While most Triumph fans poo-poo their Æ70s models, there are some real gems out there. A mate of mine has a 1973 Bonneville 750 that he swears by as the best, fastest, most reliable classic bike he’s ever owned. Figure on around 45 hp and weight somewhere in the vicinity of 190 kgs (400 lbs).

A Triumph motorcycle brochure from 1966

5. 1955 to 1970 Velocette Venom 499cc

a Velocette Venom motorcycle from the 1960s
When you look up “Classic British Motorcycle”, this is what you should always see. Image via

Now realising I’ve made this list in order of easiest to own down to, erm, shall we say “most challenging,” here’s a Velocette Venom single for you to consider. No, it’s not going to be a walk in the park, but it’s also the top bike on the list in terms of real, honest-to-goodness classic motorcycling cred.

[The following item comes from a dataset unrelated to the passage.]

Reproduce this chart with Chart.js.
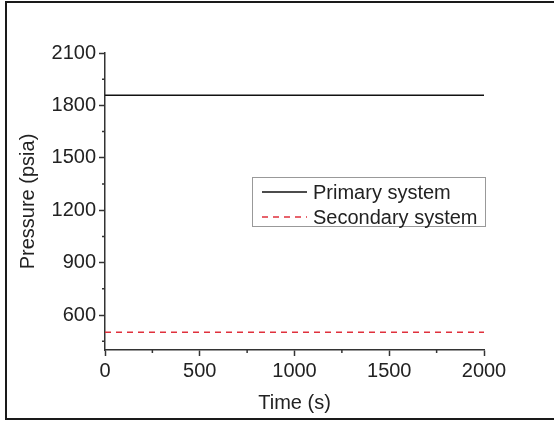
<!DOCTYPE html>
<html>
<head>
<meta charset="utf-8">
<script src="https://cdn.jsdelivr.net/npm/chart.js@4"></script>
<style>
  html, body { margin: 0; padding: 0; background: #fff; }
  #wrap { width: 554px; height: 421px; position: relative; }
</style>
</head>
<body>
<div id="wrap"><canvas id="myChart" width="554" height="421"></canvas></div>
<script>
var timeS = [0, 500, 1000, 1500, 2000];
var primaryPsia = [1858, 1858, 1858, 1858, 1858];
var secondaryPsia = [501, 501, 501, 501, 501];
var seriesNames = ['Primary system', 'Secondary system'];
var yTickValues = [600, 900, 1200, 1500, 1800, 2100];
var yMinorValues = [450, 750, 1050, 1350, 1650, 1950];
var xMinorValues = [250, 750, 1250, 1750];

var FONT = "'Liberation Sans', Arial, sans-serif";
var INK = '#222';
var AXIS = '#333';

function pts(vals) {
  return timeS.map(function (t, i) { return { x: t, y: vals[i] }; });
}

// white background + outer frame
var framePlugin = {
  id: 'frame',
  beforeDraw: function (chart) {
    var c = chart.ctx;
    c.save();
    c.fillStyle = '#fff';
    c.fillRect(0, 0, chart.width, chart.height);
    c.strokeStyle = '#1a1a1a';
    c.lineWidth = 2;
    c.strokeRect(6, 2, 600, 417);
    c.restore();
  }
};

// small minor ticks pointing outwards
var minorTicks = {
  id: 'minorTicks',
  afterDraw: function (chart) {
    var c = chart.ctx, x = chart.scales.x, y = chart.scales.y;
    c.save();
    c.strokeStyle = AXIS;
    c.lineWidth = 1.5;
    c.beginPath();
    yMinorValues.forEach(function (v) {
      var py = y.getPixelForValue(v);
      c.moveTo(x.left, py); c.lineTo(x.left - 3, py);
    });
    xMinorValues.forEach(function (v) {
      var px = x.getPixelForValue(v);
      c.moveTo(px, y.bottom); c.lineTo(px, y.bottom + 3);
    });
    c.stroke();
    c.restore();
  }
};

// boxed legend inside the plot
var boxLegend = {
  id: 'boxLegend',
  afterDraw: function (chart) {
    var c = chart.ctx;
    var bx = 252, by = 177, bw = 233, bh = 49;
    c.save();
    c.fillStyle = '#fff';
    c.fillRect(bx, by, bw, bh);
    c.strokeStyle = '#999';
    c.lineWidth = 1;
    c.strokeRect(bx + 0.5, by + 0.5, bw, bh);
    c.font = '20px ' + FONT;
    c.textBaseline = 'middle';
    chart.data.datasets.forEach(function (ds, i) {
      var ry = 192 + i * 25;
      c.strokeStyle = ds.borderColor;
      c.lineWidth = ds.borderWidth;
      c.setLineDash(ds.borderDash || []);
      c.beginPath();
      c.moveTo(262, ry); c.lineTo(307, ry);
      c.stroke();
      c.setLineDash([]);
      c.fillStyle = INK;
      c.fillText(ds.label, 313, ry + 1);
    });
    c.restore();
  }
};

function plain(v) { return String(v); }

var ctx = document.getElementById('myChart');
new Chart(ctx, {
  type: 'line',
  data: {
    datasets: [{
      label: seriesNames[0],
      data: pts(primaryPsia),
      borderColor: '#111',
      borderWidth: 1.5,
      pointRadius: 0,
      fill: false
    }, {
      label: seriesNames[1],
      data: pts(secondaryPsia),
      borderColor: '#e0303c',
      borderWidth: 1.5,
      borderDash: [6, 5],
      pointRadius: 0,
      fill: false
    }]
  },
  options: {
    responsive: false,
    animation: false,
    layout: { padding: { top: 53, right: 70, left: 0, bottom: 0 } },
    plugins: {
      legend: { display: false },
      tooltip: { enabled: false }
    },
    scales: {
      x: {
        type: 'linear',
        min: 0,
        max: 2000,
        afterFit: function (s) { s.height = 71; },
        ticks: {
          stepSize: 500,
          padding: 3,
          color: INK,
          maxRotation: 0,
          callback: plain,
          font: { family: FONT, size: 20 }
        },
        grid: {
          drawOnChartArea: false,
          drawTicks: true,
          tickLength: 6,
          tickColor: AXIS,
          tickWidth: 1.5
        },
        border: { color: AXIS, width: 1.5 },
        title: {
          display: true,
          text: 'Time (s)',
          color: INK,
          font: { family: FONT, size: 20 },
          padding: { top: 0, bottom: 6 }
        }
      },
      y: {
        type: 'linear',
        min: 400,
        max: 2100,
        afterFit: function (s) { s.width = 105; },
        afterBuildTicks: function (s) {
          s.ticks = yTickValues.map(function (v) { return { value: v }; });
        },
        ticks: {
          padding: 3,
          color: INK,
          callback: plain,
          font: { family: FONT, size: 20 }
        },
        grid: {
          drawOnChartArea: false,
          drawTicks: true,
          tickLength: 6,
          tickColor: AXIS,
          tickWidth: 1.5
        },
        border: { color: AXIS, width: 1.5 },
        title: {
          display: true,
          text: 'Pressure (psia)',
          color: INK,
          font: { family: FONT, size: 20 },
          padding: { top: 16, bottom: 0 }
        }
      }
    }
  },
  plugins: [framePlugin, minorTicks, boxLegend]
});
</script>
</body>
</html>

I remember chatting to vintage bike doyen Paul d’Orleans many, many years ago on this very subject. His favourite bike to include in a list like this was obvious. He’d go for a Venom every time. British singles are a much easier maintenance proposition that the twins (although they will definitely still need you to put some work into them, or pay someone else to do the same), this 499cc engine managed to run at 100 mph for 24 hours in 1961 when it was first launched and the record has never been broken by a 500cc single since.

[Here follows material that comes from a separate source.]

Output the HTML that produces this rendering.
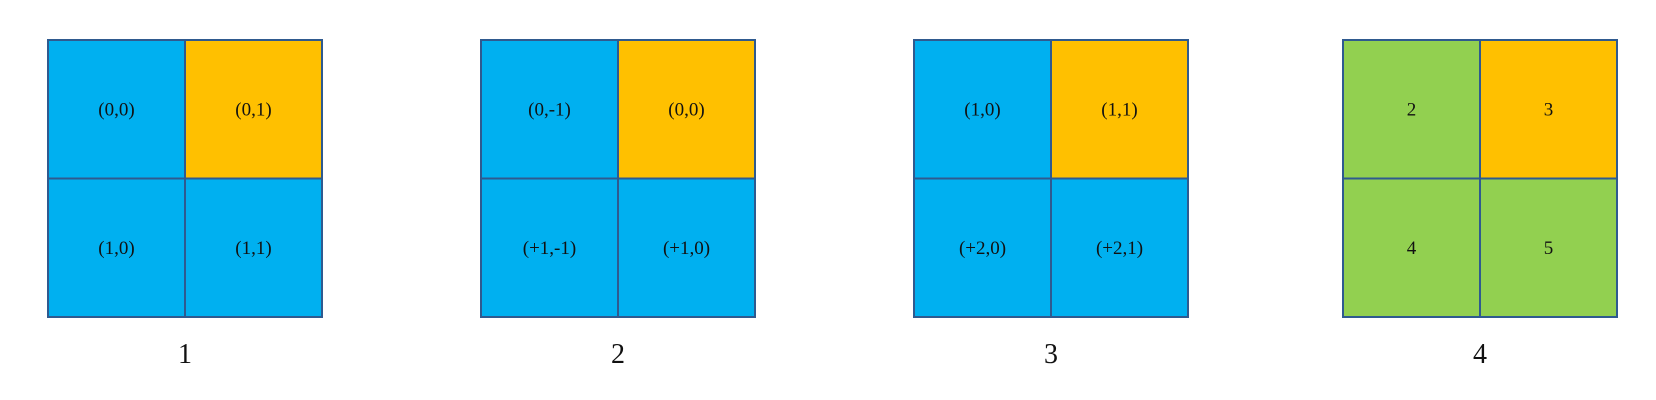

a Velocette Venom Clubman motorcycle from the 1960s
A mint 1959 Velocette Venom Clubman. Just look at that exhaust! Image via

So, who says singles are gutless? And with a veritable army of fans across the globe buying and selling spares, a bullet-proof engine for the time, smooth as you like manners and current prices still around the USD$12,000 mark, the whole proposition is very tempting indeed.

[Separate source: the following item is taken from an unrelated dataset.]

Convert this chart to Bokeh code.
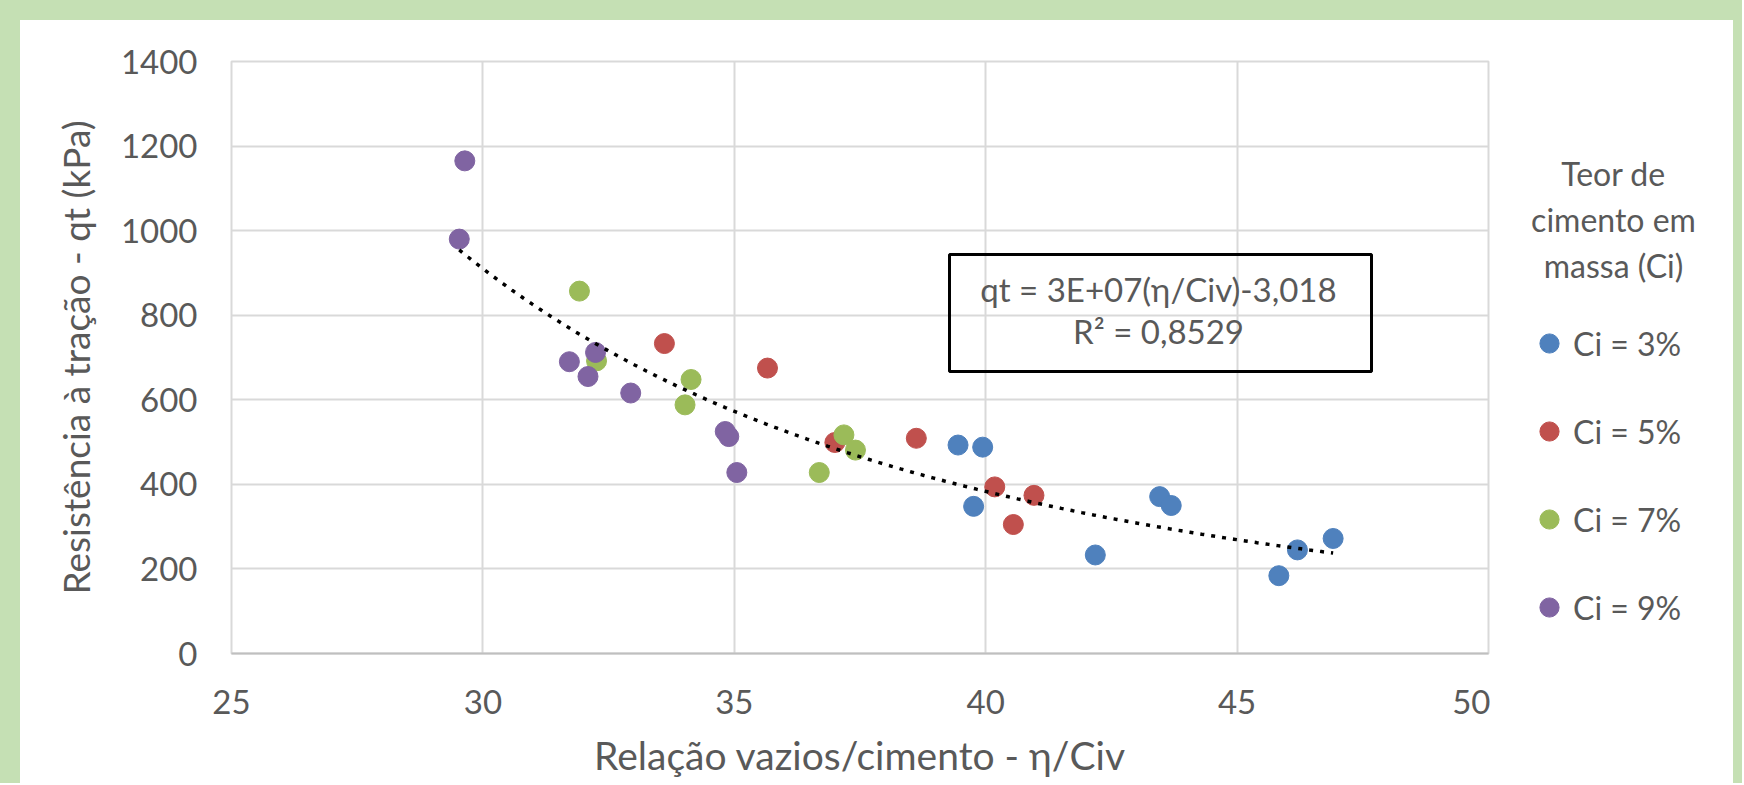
import numpy as np
from bokeh.plotting import figure
from bokeh.models import (Legend, LegendItem, Label, BoxAnnotation, FixedTicker, Range1d)
from bokeh.layouts import column, row
from bokeh.embed import file_html
from bokeh.resources import INLINE

# ---------------- data ----------------
ci3_x = [39.45, 39.94, 39.76, 42.18, 43.46, 43.69, 45.83, 46.20, 46.91]
ci3_y = [493, 488, 348, 233, 371, 350, 184, 245, 272]

ci5_x = [33.61, 35.66, 37.00, 38.62, 40.18, 40.55, 40.96]
ci5_y = [733, 675, 499, 509, 394, 305, 374]

ci7_x = [31.92, 32.26, 34.02, 34.14, 36.69, 37.18, 37.41]
ci7_y = [857, 692, 588, 648, 428, 517, 481]

ci9_x = [29.53, 29.64, 31.72, 32.09, 32.24, 32.94, 34.82, 34.89, 35.05]
ci9_y = [980, 1165, 690, 655, 712, 616, 525, 513, 428]

series_names = ["Ci = 3%", "Ci = 5%", "Ci = 7%", "Ci = 9%"]
series_colors = ["#4F81BD", "#C0504D", "#9BBB59", "#8064A2"]
x_ticks = [25, 30, 35, 40, 45, 50]
y_ticks = [0, 200, 400, 600, 800, 1000, 1200, 1400]
legend_title_lines = ["Teor de", "cimento em", "massa (Ci)"]
equation_text = "qt = 3E+07(η/Civ)-3,018"
r2_text = "R² = 0,8529"
x_title = "Relação vazios/cimento - η/Civ"
y_title = "Resistência à tração - qt (kPa)"

# ---------------- style / layout ----------------
FONT = "Lato"
TXT = "#595959"
GRID = "#D9D9D9"
GREEN = "#C5E0B4"

TOP, LEFT = 20, 20                    # green frame thickness (page px)
FL, FR, FT, FB = 231, 1488, 61, 653   # plot frame edges in page pixels
PAGE_BOTTOM = 783
SPLIT = 1490                          # where the legend panel starts
RIGHT_END = 1733
XMIN, XMAX, YMIN, YMAX = 25, 50, 0, 1400


def px_x(px):
    return XMIN + (px - FL) * (XMAX - XMIN) / (FR - FL)


def px_y(py):
    return YMIN + (FB - py) * (YMAX - YMIN) / (FB - FT)


p = figure(width=SPLIT - LEFT, height=PAGE_BOTTOM - TOP, output_backend="svg",
           toolbar_location=None,
           x_range=Range1d(XMIN, XMAX), y_range=Range1d(YMIN, YMAX),
           min_border_left=FL - LEFT, min_border_right=SPLIT - FR,
           min_border_top=FT - TOP, min_border_bottom=PAGE_BOTTOM - FB,
           border_fill_color="white", background_fill_color="white")
p.outline_line_color = GRID
p.outline_line_width = 2

for ax, ticks in ((p.xaxis, x_ticks), (p.yaxis, y_ticks)):
    ax.ticker = FixedTicker(ticks=ticks)
    ax.major_tick_line_color = None
    ax.minor_tick_line_color = None
    ax.major_label_text_font = FONT
    ax.major_label_text_font_size = "33px"
    ax.major_label_text_color = TXT
    ax.axis_line_width = 2
    ax.axis_label_text_font = FONT
    ax.axis_label_text_font_style = "normal"
    ax.axis_label_text_color = TXT
p.xaxis.axis_line_color = "#BFBFBF"
p.yaxis.axis_line_color = None        # left edge drawn by the frame outline
p.yaxis.bounds = (-180, 1400)         # shifts the centre of the y title down a little
p.xaxis.major_label_standoff = 30
p.yaxis.major_label_standoff = 28
p.xaxis.axis_label = x_title
p.yaxis.axis_label = y_title
p.xaxis.axis_label_text_font_size = "39px"
p.yaxis.axis_label_text_font_size = "37px"
p.xaxis.axis_label_standoff = 15
p.yaxis.axis_label_standoff = 20

for g in (p.xgrid, p.ygrid):
    g.grid_line_color = GRID
    g.grid_line_width = 2

# ---------------- scatter series ----------------
xs_all = [ci3_x, ci5_x, ci7_x, ci9_x]
ys_all = [ci3_y, ci5_y, ci7_y, ci9_y]
for xs, ys, c in zip(xs_all, ys_all, series_colors):
    p.scatter(xs, ys, size=20, fill_color=c, line_color=c, line_width=1, marker="circle")

# ---------------- power trendline (least squares in log space) ----------------
ax_ = np.array(sum(xs_all, []), dtype=float)
ay_ = np.array(sum(ys_all, []), dtype=float)
b, a = np.polyfit(np.log(ax_), np.log(ay_), 1)
tx = np.linspace(ax_.min(), ax_.max(), 300)
ty = np.exp(a) * tx ** b
p.line(tx, ty, line_color="black", line_width=3.5, line_dash="4 7")

# ---------------- equation box ----------------
p.add_layout(BoxAnnotation(left=px_x(949), right=px_x(1371), top=px_y(254), bottom=px_y(371),
                           fill_alpha=0, line_color="black", line_alpha=1, line_width=3))
for txt, py in ((equation_text, 288), (r2_text, 330)):
    p.add_layout(Label(x=px_x(1158), y=px_y(py), text=txt, text_align="center",
                       text_baseline="middle", text_font=FONT, text_font_size="33px",
                       text_color=TXT))

# ---------------- legend panel (second figure; y in page pixels) ----------------
lf = figure(width=RIGHT_END - SPLIT, height=PAGE_BOTTOM - TOP, output_backend="svg",
            toolbar_location=None, x_axis_location=None, y_axis_location=None,
            x_range=Range1d(SPLIT, RIGHT_END), y_range=Range1d(FB, FT),
            min_border_left=0, min_border_right=0,
            min_border_top=FT - TOP, min_border_bottom=PAGE_BOTTOM - FB,
            border_fill_color="white", background_fill_color="white")
lf.outline_line_color = None
lf.grid.visible = False

for txt, py in zip(legend_title_lines, (173, 219, 265)):
    lf.add_layout(Label(x=1613, y=py, text=txt, text_align="center",
                        text_baseline="middle", text_font=FONT, text_font_size="32px",
                        text_color=TXT))

# one off-screen point each, only so that the legend can draw its marker
dummies = [lf.scatter(x=[0], y=[0], size=20, marker="circle", fill_color=c, line_color=c)
           for c in series_colors]
legend = Legend(items=[LegendItem(label=n, renderers=[r]) for n, r in zip(series_names, dummies)],
                location=(1525 - SPLIT, FB - 632), orientation="vertical",
                glyph_width=48, glyph_height=50, label_height=50, label_standoff=0, spacing=38,
                padding=0, margin=0, border_line_color=None, background_fill_alpha=0,
                label_text_font=FONT, label_text_font_size="32px", label_text_color=TXT)
lf.add_layout(legend)

inner = row(p, lf, styles={"background-color": "white"})
inner.margin = (TOP, 9, 0, LEFT)
layout = column(inner, styles={"background-color": GREEN})

open("out.html", "w").write(file_html(layout, INLINE))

Should you decide to take the plunge, you’ll get a bike that not only does 100 mph when properly tuned, but you’ll also get yourself a decent 34 hp, and a very manageable 177-ish kg (390 lb) bike. And if it looks anything like the example above, you’ll also be much more attractive to supermodels as well. And even with little old you or I on it, who the hell could refuse a ride on a bike that looks like that?